The phrase Stockholm syndrome is often used to identify various situations where people who have been physically and/or psychologically held captive by others can come to take on many of the values and beliefs of their captors. This happens both to individuals and groups. Taiwan as an island nation — now a democracy — has certainly seen its share of such captive colonial situations in the past.
From the Dutch and Spanish periods on through Cheng Cheng-kung’s (鄭成功), known as Koxinga, fleeing Ming, the Manchu Qing, the Japanese and finally a last fleeing group, the Chinese Nationalist Party (KMT), different generations of Taiwanese have suffered under various forms of “colonial captivity.” Yet despite that, it is remarkable that the Taiwanese have proved resilient not only in eventually shaking each off, but also in finally achieving both a unique Taiwanese identity and a vibrant democracy. The recent Sunflower movement has proven to be the final step in that process.
How do the Sunflowers represent the end of Taiwan’s Stockholm syndrome? Examine recent developments. Though the KMT’s one-party state was technically abandoned in 1987, Taiwan only got its first full taste of realistic democracy in 1992, when the KMT legislators who had had an unchallenged iron rice bowl since 1947 were finally forced to retire and the people could freely elect their replacements. That was the first step in the beginning of the end.
The next step came in 1996 when the public were given the right to elect their president. From then on things began to develop rapidly and due to a split in the KMT ranks, an opposition candidate was elected president in 2000. One might have thought at that time that the Taiwanese had finally thrown off the Stockholm syndrome caused by those who had inflicted 40 years of White Terror and Martial Law, but it was not to be. Elements, myths and vestiges of the syndrome remained.
One lingering myth was that the KMT was the only party that could handle the economic situation in Taiwan, so in 2008 when Taiwan’s economy was faltering, Ma Ying-jeou (馬英九) was easily elected with his infamous “6-3-3” campaign pledge.
The myth that only the KMT had the necessary economic savvy had some basis in fact. First the KMT had killed off or imprisoned many of the educated Taiwanese leadership starting from the 228 Massacre onward and second they used “stolen state assets” to educate many of their own party cohorts abroad promising guaranteed government positions on return. This gave them the distinct advantage in education and experience. Look through the ranks of current KMT stalwarts and you will see that most got their doctorates pre-1992 and with state support.

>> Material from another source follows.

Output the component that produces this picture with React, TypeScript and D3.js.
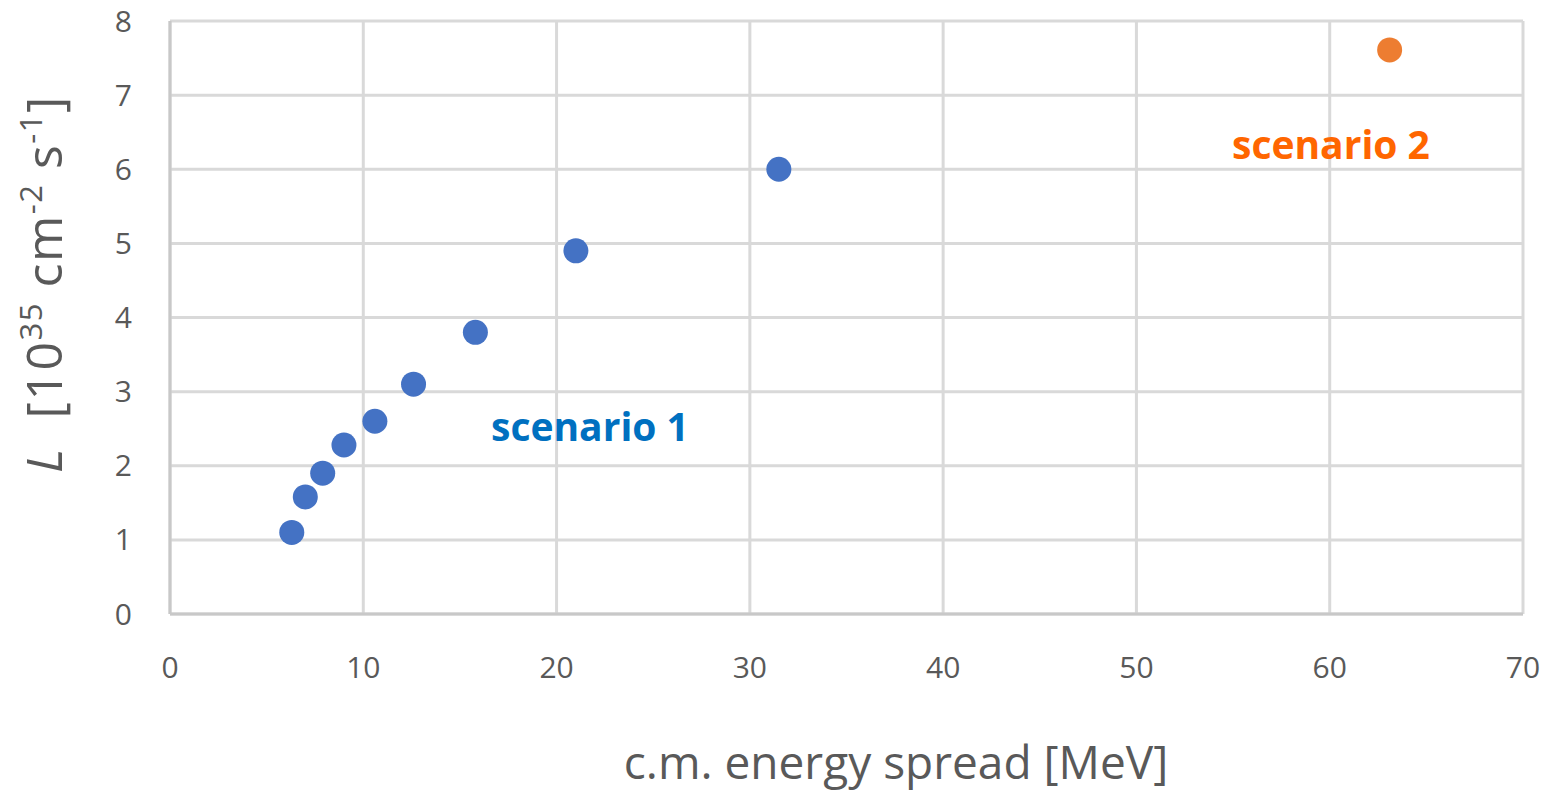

Another distinct advantage for the KMT was that it ran a one-party state; they controlled the media and education systems so could bolster their ideas and image. With this control, they could easily hide the mistakes and miscalculations of the past and embellish accomplishments. Hearing only one interpretation of the story, many “captive” Taiwanese came to have positive feelings toward the people who had put them through 40 years of pain and torture and began to accept some of their values.
Another element of Stockholm syndrome is the erroneous “equation that a lack of present abuse is seen as an act of kindness instead of something normal opposed to something that should never have happened in the past.”